Skyrocketing oil prices have hit the airplane industry hard, as they are now being forced to find ways to cut costs, rather than increase ticket prices.
When any industry faces increased costs, jobs are the first to get cut. According to global outplacement firm Challenger, Gray, and Christmas, so far this year the airline industry has eliminated nearly 22,000 jobs, in comparison with 21,710 for the whole year of 2007.
"The industry faces its worst crisis since 9/11," U.S. Continental Airlines Chairman and Chief Executive Larry Kellner and President Jeff Smisek wrote as a pair in a letter to employees.
Get ready for boring travel. Many airlines will begin to cut the entertainment on flights.
US Airways announced that starting in November it will no longer provide any films to view on domestic flights. The entertainment system amounts to 500 lbs., adding to the overall weight and forcing its transportation to require an even larger amount of fuel.
In addition, the quality of meals, as well as comfort, will also more than likely begin to deteriorate.
Number of Winter Passengers
According to Dow Jones, Irish low-cost airline Ryanair Holdings (RYAAY) is planning to further trim its cost base by cutting 14 percent of flights from its most expensive airport, London Stansted.
In its statement made on July 17, Ryanair said it would cut the number of planes based at Stansted this winter by 25 percent, from 36 to 28. The number of weekly flights from the airport will fall 14 percent from 1,860 to 1,600. It said the reduction will decrease the number of passengers it carries from the airport by about 900,000 compared with last winter.
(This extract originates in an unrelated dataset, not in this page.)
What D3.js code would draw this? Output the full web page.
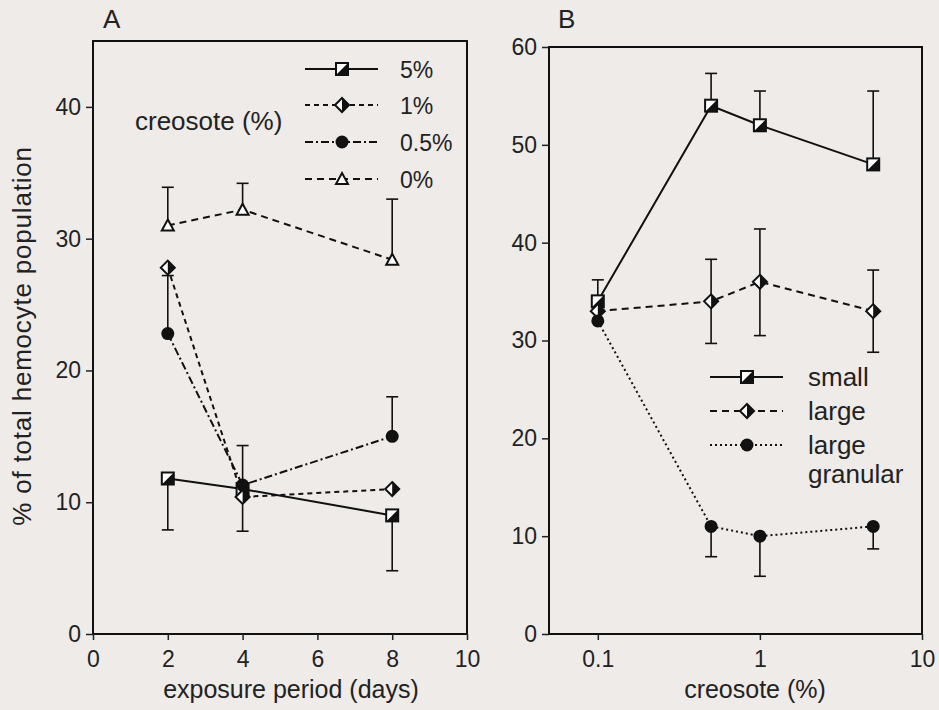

"Ryanair confirms that it will lose less money this winter by sitting these eight aircraft on the ground, rather than flying them at an expensive airport like BAA Stansted during the winter when fares are extremely low, but oil prices remain stubbornly high," the company said in its statement.
Although airlines are desperately trying to maintain fares, don't think they're not tacking on addition fees. Extra charges include, but are not limited to, booking fees, change-of-plan fees, airport improvement fees, pick-your-seat fees, curb-side check-in fees, baggage fees, paper ticket fees, in-flight amenities fees, fuel fees, and fees for redeeming vouchers.
As fuel prices continue to increase, weight-watching airlines are pushing more penalties on over-packed passengers. In September 2007, British Airways stopped accepting bags weighing more than 51 pounds.
The potential costs for an overweight bag range anywhere from $25 to $100, and anywhere from $10 to $80 per luggage exceeding the airline's checked-bag limit.
Retiring Old Aircrafts
Although not as many aircraft will take off this winter due to high oil prices, aerospace companies shouldn't worry. Many countries, such as the U.S., are seeking newer, updated aircraft models that are more fuel efficient to replace current ones.
"We (Engine-maker GE Aviation) are expecting record production for at least the next three years," David Joyce, CEO of GE Aviation explained at the 2008 Farnborough Air Show.
By using more gas-efficient aircrafts, less money will need to be spent on re-fueling.
Airlines will continue to find as many ways as possible to battle the fuel prices by cutting costs rather than raising airfare.
On July 8, MEP approved a compromised deal forcing all airlines flying to and from the EU to cut their carbon dioxide emissions.
Nuts picked from the Amazon rainforests helped Virgin Atlantic Airways fly a jumbo jet from London to Amsterdam, with one of its four fuel tanks filled with a blend, including coconut oil, producing less carbon dioxide than normal fuel jets.
"The airlines who will survive this period of higher oil prices and industry turndown are those with cheaper fuel efficient aircraft, lower costs, substantial cash balances, low net debt and management who are ready to exploit downturns to drive costs lower and increase efficiency," Chief Executive Michael O'Leary of Ryanair said.